The historic monument was originally built for the Universal Exposition of 1900, but closed temporarily in 2021 for renovation works. Instantly recognisable for its grand nave and glass roof, the listed structure was a unique commission for the architecture team. Chatillon said: 'In many ways, this feels like a once in a lifetime project. The opportunity to redevelop an icon is amazing but the Grand Palais feels like so much more – it’s the opportunity to return a permanent public use to the building, to redevelop the surrounding grounds, to connect the building back with the city, and to adapt it for the Olympics and the future generations.

'As a practice, we are driven by the connection between history and future. We create projects and places that look forwards, becoming part of the contemporary fabric of a city. This project enables visitors to connect with the heritage and cultural memories of the building, while creating a platform for new experiences.'

(Image credit: Antoine Mercusot)

'The Grand Palais redevelopment has brought together everything that we love about architecture; and the first phase will complete at a time when the world will be looking to Paris.

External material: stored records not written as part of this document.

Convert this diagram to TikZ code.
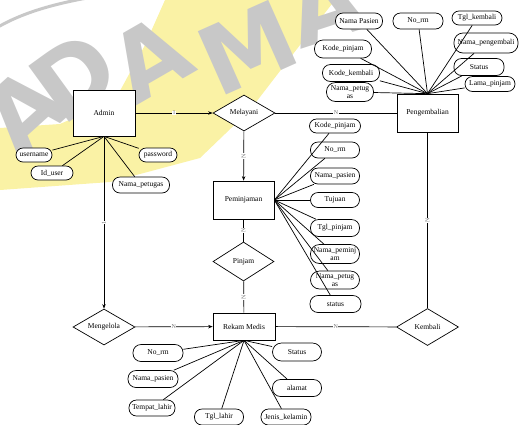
\documentclass[tikz,border=0pt]{standalone}
\usepackage{fontspec}
\setmainfont{Liberation Serif}
\newfontfamily\wmfont{DejaVu Sans}
\usetikzlibrary{shapes.geometric,arrows.meta}
\definecolor{wmyellow}{RGB}{250,242,165}
\definecolor{wmgrey}{RGB}{200,200,200}
\begin{document}
\begin{tikzpicture}[x=1pt,y=-1pt,
  ent/.style={draw,line width=0.7pt,fill=white,inner sep=0pt,font=\fontsize{7.5}{8}\selectfont},
  rel/.style={draw,diamond,line width=0.7pt,fill=white,inner sep=0pt,font=\fontsize{7.5}{8}\selectfont},
  attr/.style={draw,rounded corners=7.5pt,line width=0.7pt,fill=white,inner sep=0pt,minimum height=16pt,font=\fontsize{7.5}{8}\selectfont,align=center},
  conn/.style={line width=0.7pt},
  arr/.style={conn,-{Stealth[length=4.5pt,width=3.5pt]}},
  card/.style={font=\fontsize{6}{6}\selectfont,text=black!55,fill=white,inner sep=0.4pt},
  wm/.style={font=\wmfont\bfseries\fontsize{95}{95}\selectfont,text=wmgrey,inner sep=0pt}
]
\useasboundingbox (0,0) rectangle (519,424);
% watermark
\begin{scope}
\clip (0,0) rectangle (519,424);
\fill[wmyellow] (0,128) -- (60,124) -- (115,100) -- (145,45) -- (165,0) -- (335,0)
  -- (300,45) -- (250,110) -- (200,158) -- (110,182) -- (0,190) -- cycle;
\draw[wmgrey,line width=3pt] (-10,32) .. controls (20,12) and (60,2) .. (105,-5);
\node[wm,rotate=42] at (24,110) {A};
\node[wm,rotate=36] at (74,76) {D};
\node[wm,rotate=30] at (150,58) {A};
\node[wm,rotate=24] at (248,48) {M};
\node[wm,rotate=18] at (325,5) {A};
\end{scope}

% entities
\node[ent,minimum width=62pt,minimum height=46pt] (admin) at (104,113) {Admin};
\node[ent,minimum width=61pt,minimum height=38pt] (peng) at (427.5,113) {Pengembalian};
\node[ent,minimum width=61pt,minimum height=38pt] (pem) at (243.5,200) {Peminjaman};
\node[ent,minimum width=62pt,minimum height=27pt] (rm) at (244,326.5) {Rekam Medis};
% relationships
\node[rel,minimum width=62pt,minimum height=36pt,aspect=1.7] (mel) at (244,113) {Melayani};
\node[rel,minimum width=61pt,minimum height=39pt,aspect=1.6] (pin) at (243.5,261.5) {Pinjam};
\node[rel,minimum width=62pt,minimum height=36pt,aspect=1.7] (mng) at (104,327) {Mengelola};
\node[rel,minimum width=62pt,minimum height=37pt,aspect=1.7] (kem) at (427.5,327) {Kembali};

% admin attributes
\node[attr,minimum width=36pt,minimum height=14pt,rounded corners=7pt] (a1) at (34,155) {username};
\node[attr,minimum width=42pt,minimum height=14pt,rounded corners=7pt] (a2) at (52,173) {Id\_user};
\node[attr,minimum width=38pt,minimum height=14pt,rounded corners=7pt] (a3) at (158,155) {password};
\node[attr,minimum width=57pt,minimum height=16pt] (a4) at (141,185) {Nama\_petugas};

% pengembalian attributes
\node[attr,minimum width=47pt] (p1) at (359,21) {Nama Pasien};
\node[attr,minimum width=50pt] (p2) at (418,21) {No\_rm};
\node[attr,minimum width=50pt,minimum height=14pt,rounded corners=7pt] (p3) at (477,18) {Tgl\_kembali};
\node[attr,minimum width=64pt,minimum height=20pt,rounded corners=9pt] (p4) at (486,43) {Nama\_pengembali};
\node[attr,minimum width=50pt,minimum height=17pt] (p5) at (479,67) {Status};
\node[attr,minimum width=50pt,minimum height=15pt] (p6) at (490,84) {Lama\_pinjam};
\node[attr,minimum width=57pt,minimum height=18pt,rounded corners=8.5pt] (p7) at (343,49) {Kode\_pinjam};
\node[attr,minimum width=57pt,minimum height=17pt,rounded corners=8pt] (p8) at (351,73) {Kode\_kembali};
\node[attr,minimum width=47pt,minimum height=19pt,rounded corners=9pt,font=\fontsize{7.5}{8.5}\selectfont] (p9) at (350,92) {Nama\_petug\\as};

% peminjaman attributes
\node[attr,minimum width=51pt,minimum height=14pt,rounded corners=7pt] (m1) at (335,126) {Kode\_pinjam};
\node[attr,minimum width=49pt] (m2) at (335,150) {No\_rm};
\node[attr,minimum width=49pt] (m3) at (335,176) {Nama\_pasien};
\node[attr,minimum width=49pt,minimum height=15pt] (m4) at (335,200) {Tujuan};
\node[attr,minimum width=49pt,minimum height=17pt,rounded corners=8pt] (m5) at (335,228) {Tgl\_pinjam};
\node[attr,minimum width=49pt,minimum height=19pt,rounded corners=9pt,font=\fontsize{7.5}{8.5}\selectfont] (m6) at (335,254) {Nama\_peminj\\am};
\node[attr,minimum width=49pt,minimum height=18pt,rounded corners=9pt,font=\fontsize{7.5}{8.5}\selectfont] (m7) at (335,280) {Nama\_petug\\as};
\node[attr,minimum width=51pt,minimum height=17pt,rounded corners=8pt] (m8) at (335.5,304) {status};

% rekam medis attributes
\node[attr,minimum width=50pt,minimum height=17pt,rounded corners=8pt] (r1) at (158,353) {No\_rm};
\node[attr,minimum width=50pt,minimum height=17pt,rounded corners=8pt] (r2) at (153,379) {Nama\_pasien};
\node[attr,minimum width=46pt,minimum height=16pt] (r3) at (152,408) {Tempat\_lahir};
\node[attr,minimum width=49pt,minimum height=16pt] (r4) at (219,417) {Tgl\_lahir};
\node[attr,minimum width=50pt,minimum height=16pt] (r5) at (286,417) {Jenis\_kelamin};
\node[attr,minimum width=49pt,minimum height=17pt,rounded corners=8pt] (r6) at (297,388) {alamat};
\node[attr,minimum width=49pt,minimum height=18pt,rounded corners=9pt] (r7) at (297,352) {Status};

% attribute links
\foreach \n in {a1,a2,a3,a4} \draw[conn] (admin.south) -- (\n);
\foreach \n in {p1,p2,p3,p4,p5,p6,p7,p8,p9} \draw[conn] (peng.north) -- (\n);
\foreach \n in {m1,m2,m3,m4,m5,m6,m7,m8} \draw[conn] (pem.east) -- (\n);
\foreach \n in {r1,r2,r3,r4,r5,r6,r7} \draw[conn] (rm.south) -- (\n);

% relationship links
\draw[arr] (admin) -- node[card]{1} (mel);
\draw[conn] (mel) -- node[card]{N} (peng);
\draw[arr] (mel) -- node[card,rotate=90]{N} (pem);
\draw[conn] (pem) -- node[card,rotate=90]{N} (pin);
\draw[conn] (pin) -- node[card,rotate=90]{N} (rm);
\draw[arr] (admin.south) -- node[card,rotate=90]{1} (mng);
\draw[arr] (mng) -- node[card]{N} (rm);
\draw[conn] (rm) -- node[card]{N} (kem);
\draw[conn] (peng) -- node[card,rotate=90]{N} (kem);
\end{tikzpicture}
\end{document}
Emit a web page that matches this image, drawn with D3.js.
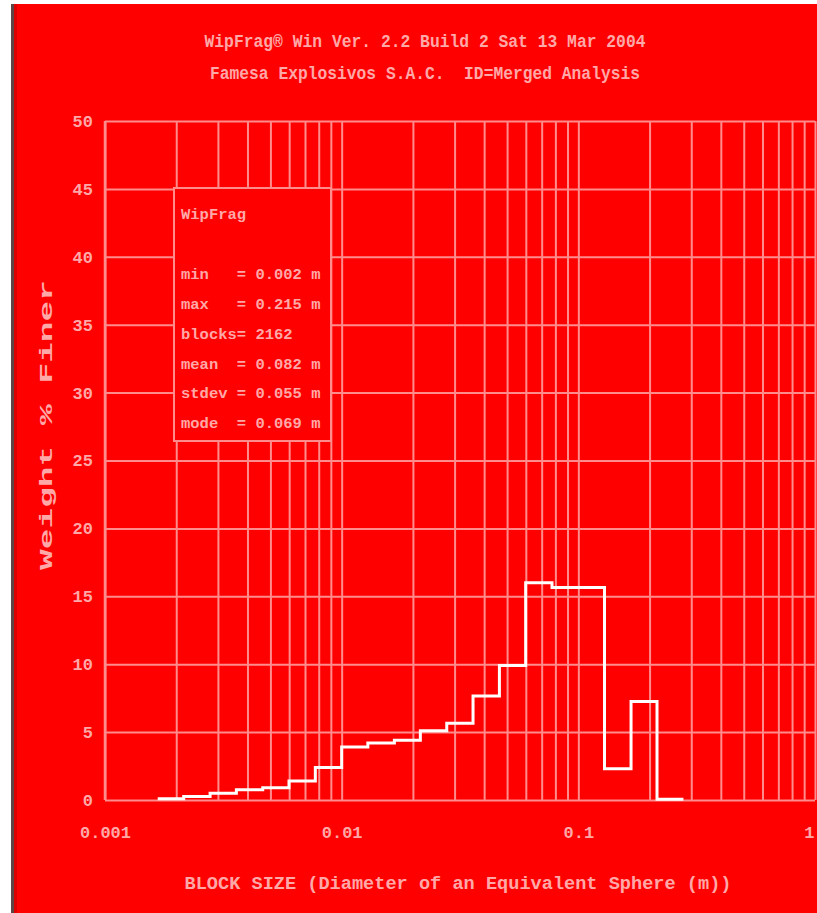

'Over the course of a century, the building has become the international showcase of the French cultural scene, hosting the world's greatest exhibitions and events, and reflecting the developments and innovations of its time. It’s an amazing honour to be the custodians of the building’s future, ensuring that this role will continue.'

(Image credit: Enzo Lefort)

The scheme was not without challenges, as Chatillon describes its large scale and historic nature. At the same time, there were many possibilities to bring the structure back to its original glory, through meticulous, detailed work. The architects delved into thousands of archive plans and documents and worked with a site of some 900 team members, in order to bring their sensitive vision to life. 

(Image credit: Enzo Lefort)

It is a heritage, narrative and attention to detail that Lefort also acknowledges: 'What has inspired me the most during this photography project is the geometric lines across the various materials and textures that you find on the construction site. I have loved witnessing the revival of these historic and significant buildings, and watching them prepare to be part of this Olympic adventure.'

(Image credit: Enzo Lefort)

Chatillon tells of the project's overarching vision: 'Our aim for this project is to return the building to the public. The Grand Palais is such an important fixture in Paris, an iconic structure that has always been central to the culture and identity of the city but has, in many ways, not been used to its potential. The building was always envisioned as an entire cultural quarter with a purpose that extended far beyond an individual building or site. However, restrictions have seen it only open for a small selection of events and exhibitions in recent times, with only particular sections of the building available for use.

'Constructed of three main buildings, each created by a different architect and overseen by a fourth one, the visitor journey has never flowed, and the different areas have not spoken to each other for a very long time. The new building will create a cohesive experience, presenting the building at its best and enabling all areas to operate to their full potential. We see our work as turning a public icon into a truly public building, one that visitors can now experience rather than simply marvel at from afar.'

The aim is for the building to reopen fully to the public in 2025 – but for now, the public can catch a glimpse of its majesty through the athletic achievements it will house this summer.